### EXERCISE AIM
Reproduce the listing below exactly, beginning with its first line and ending with the line that holds "days = list(range(N_DAYS))"; pictures are not part of the copy.

### RECORDED INFORMATION
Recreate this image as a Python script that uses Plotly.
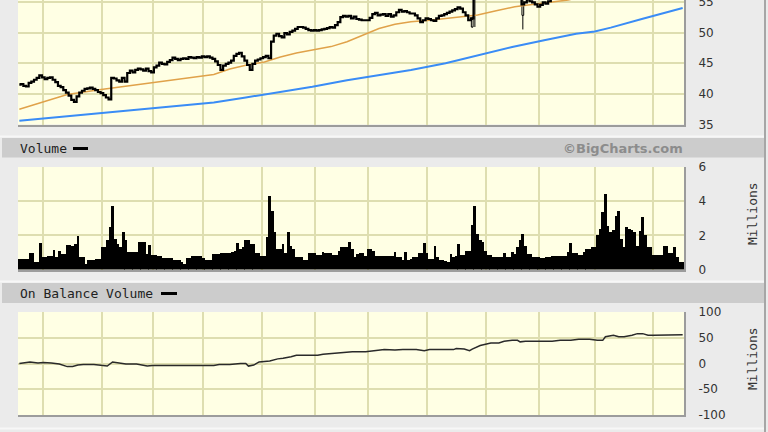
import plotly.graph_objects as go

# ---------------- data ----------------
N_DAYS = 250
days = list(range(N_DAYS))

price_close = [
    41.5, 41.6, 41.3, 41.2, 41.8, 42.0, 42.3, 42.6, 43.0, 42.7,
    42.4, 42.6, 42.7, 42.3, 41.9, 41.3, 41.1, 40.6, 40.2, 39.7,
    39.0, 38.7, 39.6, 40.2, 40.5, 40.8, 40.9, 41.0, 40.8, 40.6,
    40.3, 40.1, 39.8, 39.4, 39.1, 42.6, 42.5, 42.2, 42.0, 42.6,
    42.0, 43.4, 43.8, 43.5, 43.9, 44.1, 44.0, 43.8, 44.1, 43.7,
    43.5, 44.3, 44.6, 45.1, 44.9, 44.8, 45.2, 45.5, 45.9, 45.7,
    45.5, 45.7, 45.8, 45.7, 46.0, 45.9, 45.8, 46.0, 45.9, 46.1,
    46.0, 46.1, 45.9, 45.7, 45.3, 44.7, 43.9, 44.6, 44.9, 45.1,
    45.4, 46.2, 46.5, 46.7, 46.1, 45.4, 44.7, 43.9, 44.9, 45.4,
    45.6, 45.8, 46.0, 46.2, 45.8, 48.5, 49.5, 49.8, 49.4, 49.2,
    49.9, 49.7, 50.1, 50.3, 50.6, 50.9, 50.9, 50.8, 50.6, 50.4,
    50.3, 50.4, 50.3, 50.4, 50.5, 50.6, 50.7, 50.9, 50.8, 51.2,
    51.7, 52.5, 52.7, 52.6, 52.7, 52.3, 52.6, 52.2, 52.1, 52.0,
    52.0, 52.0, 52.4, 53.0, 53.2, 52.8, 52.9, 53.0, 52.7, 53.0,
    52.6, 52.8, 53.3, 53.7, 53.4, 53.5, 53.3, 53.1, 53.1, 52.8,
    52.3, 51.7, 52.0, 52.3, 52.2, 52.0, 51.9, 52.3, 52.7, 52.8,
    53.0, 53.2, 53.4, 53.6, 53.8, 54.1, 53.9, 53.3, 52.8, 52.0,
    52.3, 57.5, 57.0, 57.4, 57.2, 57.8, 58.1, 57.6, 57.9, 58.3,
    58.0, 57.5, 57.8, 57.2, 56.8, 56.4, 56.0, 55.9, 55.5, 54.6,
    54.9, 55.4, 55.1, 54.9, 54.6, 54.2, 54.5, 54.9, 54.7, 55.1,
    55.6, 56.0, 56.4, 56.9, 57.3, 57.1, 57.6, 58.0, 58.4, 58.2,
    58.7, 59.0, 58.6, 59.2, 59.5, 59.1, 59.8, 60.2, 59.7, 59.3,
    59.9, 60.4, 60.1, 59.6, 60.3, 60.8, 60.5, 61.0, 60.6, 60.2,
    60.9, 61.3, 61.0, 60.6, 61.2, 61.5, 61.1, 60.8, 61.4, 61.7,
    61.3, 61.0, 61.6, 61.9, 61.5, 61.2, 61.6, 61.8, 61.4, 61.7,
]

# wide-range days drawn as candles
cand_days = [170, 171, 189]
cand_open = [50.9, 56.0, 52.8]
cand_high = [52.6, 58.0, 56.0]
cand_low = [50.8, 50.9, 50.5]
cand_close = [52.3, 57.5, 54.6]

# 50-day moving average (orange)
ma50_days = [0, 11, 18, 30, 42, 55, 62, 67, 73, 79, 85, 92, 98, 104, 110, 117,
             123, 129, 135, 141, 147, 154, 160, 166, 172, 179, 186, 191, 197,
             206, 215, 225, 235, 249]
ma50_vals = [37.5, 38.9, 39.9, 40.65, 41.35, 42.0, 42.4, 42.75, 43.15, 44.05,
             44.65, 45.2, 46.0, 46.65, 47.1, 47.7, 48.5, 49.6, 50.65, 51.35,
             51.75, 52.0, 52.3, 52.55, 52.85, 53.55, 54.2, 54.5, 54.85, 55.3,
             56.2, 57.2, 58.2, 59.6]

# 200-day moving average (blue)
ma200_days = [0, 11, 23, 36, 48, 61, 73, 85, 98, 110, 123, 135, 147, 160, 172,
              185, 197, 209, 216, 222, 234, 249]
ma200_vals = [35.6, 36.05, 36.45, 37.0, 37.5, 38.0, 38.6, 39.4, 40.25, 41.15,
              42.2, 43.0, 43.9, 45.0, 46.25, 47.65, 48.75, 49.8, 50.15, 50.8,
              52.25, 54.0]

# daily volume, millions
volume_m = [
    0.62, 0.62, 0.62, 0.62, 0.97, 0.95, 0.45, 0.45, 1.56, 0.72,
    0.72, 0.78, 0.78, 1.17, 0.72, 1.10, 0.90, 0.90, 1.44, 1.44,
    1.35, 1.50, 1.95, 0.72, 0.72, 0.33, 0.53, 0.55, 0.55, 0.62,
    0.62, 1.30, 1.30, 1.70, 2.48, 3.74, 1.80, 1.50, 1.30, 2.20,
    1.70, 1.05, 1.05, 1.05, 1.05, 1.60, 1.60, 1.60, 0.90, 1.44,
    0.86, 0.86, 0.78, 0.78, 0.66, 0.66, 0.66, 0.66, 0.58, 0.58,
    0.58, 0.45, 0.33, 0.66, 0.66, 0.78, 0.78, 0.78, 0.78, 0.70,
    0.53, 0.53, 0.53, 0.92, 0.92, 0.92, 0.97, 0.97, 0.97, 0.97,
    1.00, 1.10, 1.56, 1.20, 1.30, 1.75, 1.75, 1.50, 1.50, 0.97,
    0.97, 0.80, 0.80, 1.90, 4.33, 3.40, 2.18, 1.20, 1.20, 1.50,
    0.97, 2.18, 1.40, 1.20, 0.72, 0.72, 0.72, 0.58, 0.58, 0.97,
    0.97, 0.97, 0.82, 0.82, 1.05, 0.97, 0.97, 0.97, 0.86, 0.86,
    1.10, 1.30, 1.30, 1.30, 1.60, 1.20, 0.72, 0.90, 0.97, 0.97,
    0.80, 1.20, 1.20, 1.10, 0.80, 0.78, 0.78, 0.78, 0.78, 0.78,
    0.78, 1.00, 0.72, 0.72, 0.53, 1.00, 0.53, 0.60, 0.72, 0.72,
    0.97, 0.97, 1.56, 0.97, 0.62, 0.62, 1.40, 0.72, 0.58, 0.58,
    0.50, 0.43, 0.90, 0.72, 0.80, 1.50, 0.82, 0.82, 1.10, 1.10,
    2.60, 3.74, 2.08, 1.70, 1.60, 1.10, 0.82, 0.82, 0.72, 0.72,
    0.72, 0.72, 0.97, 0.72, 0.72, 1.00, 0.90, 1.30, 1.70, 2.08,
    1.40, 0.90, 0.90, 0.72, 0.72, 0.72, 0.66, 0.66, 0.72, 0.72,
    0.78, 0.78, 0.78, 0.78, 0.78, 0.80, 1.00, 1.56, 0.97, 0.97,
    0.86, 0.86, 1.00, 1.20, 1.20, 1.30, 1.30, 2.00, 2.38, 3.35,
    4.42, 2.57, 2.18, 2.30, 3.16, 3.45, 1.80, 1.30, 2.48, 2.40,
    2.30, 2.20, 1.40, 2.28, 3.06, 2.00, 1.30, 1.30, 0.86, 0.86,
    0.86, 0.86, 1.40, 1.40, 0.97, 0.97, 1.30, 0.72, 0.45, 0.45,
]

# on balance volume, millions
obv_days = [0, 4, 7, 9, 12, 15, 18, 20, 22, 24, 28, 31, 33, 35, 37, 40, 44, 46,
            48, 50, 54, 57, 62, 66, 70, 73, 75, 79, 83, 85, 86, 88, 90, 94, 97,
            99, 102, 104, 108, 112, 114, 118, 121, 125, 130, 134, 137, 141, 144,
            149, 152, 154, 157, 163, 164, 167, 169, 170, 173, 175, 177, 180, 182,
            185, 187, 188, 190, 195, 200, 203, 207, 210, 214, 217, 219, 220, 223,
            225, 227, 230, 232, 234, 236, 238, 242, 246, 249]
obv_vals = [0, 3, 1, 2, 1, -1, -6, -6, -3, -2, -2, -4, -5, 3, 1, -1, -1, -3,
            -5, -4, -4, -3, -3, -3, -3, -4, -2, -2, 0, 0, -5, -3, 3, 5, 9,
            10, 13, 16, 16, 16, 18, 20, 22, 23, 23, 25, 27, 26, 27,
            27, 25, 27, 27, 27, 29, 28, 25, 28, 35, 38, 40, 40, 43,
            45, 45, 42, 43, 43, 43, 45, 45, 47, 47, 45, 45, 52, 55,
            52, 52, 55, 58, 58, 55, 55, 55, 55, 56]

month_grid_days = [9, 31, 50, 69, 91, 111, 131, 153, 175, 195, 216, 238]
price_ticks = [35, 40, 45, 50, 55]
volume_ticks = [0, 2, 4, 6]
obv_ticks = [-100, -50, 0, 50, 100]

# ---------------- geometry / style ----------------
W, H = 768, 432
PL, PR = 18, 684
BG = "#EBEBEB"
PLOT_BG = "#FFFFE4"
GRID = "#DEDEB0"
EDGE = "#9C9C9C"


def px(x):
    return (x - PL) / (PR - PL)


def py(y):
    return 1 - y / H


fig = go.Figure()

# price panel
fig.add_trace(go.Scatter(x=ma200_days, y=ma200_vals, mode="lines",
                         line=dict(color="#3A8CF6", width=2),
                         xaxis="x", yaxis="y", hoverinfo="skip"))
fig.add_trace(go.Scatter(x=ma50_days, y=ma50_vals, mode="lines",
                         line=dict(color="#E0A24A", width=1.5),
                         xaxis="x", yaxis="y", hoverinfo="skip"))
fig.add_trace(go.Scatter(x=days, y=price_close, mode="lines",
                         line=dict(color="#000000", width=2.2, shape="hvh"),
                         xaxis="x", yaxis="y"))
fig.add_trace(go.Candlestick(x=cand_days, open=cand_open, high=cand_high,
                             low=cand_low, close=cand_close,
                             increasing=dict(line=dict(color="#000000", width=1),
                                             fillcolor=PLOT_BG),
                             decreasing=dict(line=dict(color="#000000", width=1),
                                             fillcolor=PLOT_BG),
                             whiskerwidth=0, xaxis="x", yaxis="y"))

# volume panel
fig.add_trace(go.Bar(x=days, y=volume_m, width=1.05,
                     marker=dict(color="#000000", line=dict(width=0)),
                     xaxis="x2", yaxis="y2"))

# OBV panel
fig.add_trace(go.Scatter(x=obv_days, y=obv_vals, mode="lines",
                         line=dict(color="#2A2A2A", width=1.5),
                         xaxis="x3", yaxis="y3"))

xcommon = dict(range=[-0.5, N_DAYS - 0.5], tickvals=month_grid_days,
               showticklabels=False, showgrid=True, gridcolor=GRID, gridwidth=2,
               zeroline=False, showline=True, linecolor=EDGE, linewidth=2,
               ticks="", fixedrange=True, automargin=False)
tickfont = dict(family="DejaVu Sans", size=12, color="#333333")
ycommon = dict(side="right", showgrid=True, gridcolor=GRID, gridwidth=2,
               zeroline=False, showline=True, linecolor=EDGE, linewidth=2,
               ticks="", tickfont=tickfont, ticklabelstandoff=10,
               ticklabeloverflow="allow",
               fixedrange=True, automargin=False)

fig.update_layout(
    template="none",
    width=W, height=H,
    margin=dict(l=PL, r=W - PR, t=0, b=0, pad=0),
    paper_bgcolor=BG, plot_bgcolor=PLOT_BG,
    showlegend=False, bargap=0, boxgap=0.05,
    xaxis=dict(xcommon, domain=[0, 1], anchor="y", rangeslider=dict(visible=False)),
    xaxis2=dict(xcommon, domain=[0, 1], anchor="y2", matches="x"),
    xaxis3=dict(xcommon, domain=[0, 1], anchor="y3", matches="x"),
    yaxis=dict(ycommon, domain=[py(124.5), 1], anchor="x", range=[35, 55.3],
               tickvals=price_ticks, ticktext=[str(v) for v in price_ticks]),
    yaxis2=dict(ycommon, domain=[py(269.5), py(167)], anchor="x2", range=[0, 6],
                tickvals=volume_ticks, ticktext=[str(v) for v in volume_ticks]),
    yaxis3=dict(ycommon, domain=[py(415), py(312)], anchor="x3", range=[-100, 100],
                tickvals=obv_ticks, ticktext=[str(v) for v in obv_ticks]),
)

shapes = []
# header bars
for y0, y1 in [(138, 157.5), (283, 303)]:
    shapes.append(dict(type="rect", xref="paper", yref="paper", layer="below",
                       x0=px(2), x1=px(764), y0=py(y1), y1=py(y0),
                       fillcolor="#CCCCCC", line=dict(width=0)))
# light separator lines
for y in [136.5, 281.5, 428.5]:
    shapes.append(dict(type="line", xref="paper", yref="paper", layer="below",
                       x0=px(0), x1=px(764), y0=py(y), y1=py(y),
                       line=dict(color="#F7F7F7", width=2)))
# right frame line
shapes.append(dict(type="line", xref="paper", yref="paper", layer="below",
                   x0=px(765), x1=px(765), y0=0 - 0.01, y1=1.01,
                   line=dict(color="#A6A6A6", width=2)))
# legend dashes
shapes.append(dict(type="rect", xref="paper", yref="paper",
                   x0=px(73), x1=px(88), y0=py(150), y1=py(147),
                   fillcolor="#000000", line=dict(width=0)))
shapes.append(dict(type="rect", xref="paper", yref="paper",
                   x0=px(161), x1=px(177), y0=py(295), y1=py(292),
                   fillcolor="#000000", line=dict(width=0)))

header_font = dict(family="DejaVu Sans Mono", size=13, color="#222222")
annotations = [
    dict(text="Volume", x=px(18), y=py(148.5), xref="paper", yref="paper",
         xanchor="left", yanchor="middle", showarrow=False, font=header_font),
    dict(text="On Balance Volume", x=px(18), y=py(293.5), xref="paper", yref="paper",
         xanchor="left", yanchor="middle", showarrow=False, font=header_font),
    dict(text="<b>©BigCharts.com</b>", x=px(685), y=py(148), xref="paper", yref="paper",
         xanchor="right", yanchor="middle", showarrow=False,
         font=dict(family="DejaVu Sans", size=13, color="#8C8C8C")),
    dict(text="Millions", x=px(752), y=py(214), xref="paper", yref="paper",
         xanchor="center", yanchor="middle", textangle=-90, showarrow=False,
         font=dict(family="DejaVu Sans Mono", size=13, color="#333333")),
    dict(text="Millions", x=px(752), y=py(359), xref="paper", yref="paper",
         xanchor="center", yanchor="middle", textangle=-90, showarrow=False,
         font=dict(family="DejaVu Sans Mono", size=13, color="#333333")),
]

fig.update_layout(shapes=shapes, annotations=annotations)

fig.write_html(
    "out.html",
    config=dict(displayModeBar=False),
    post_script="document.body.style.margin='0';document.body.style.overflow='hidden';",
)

### OUTPUT OF THE EXERCISE
Recreate this image as a Python script that uses Plotly.
import plotly.graph_objects as go

# ---------------- data ----------------
N_DAYS = 250
days = list(range(N_DAYS))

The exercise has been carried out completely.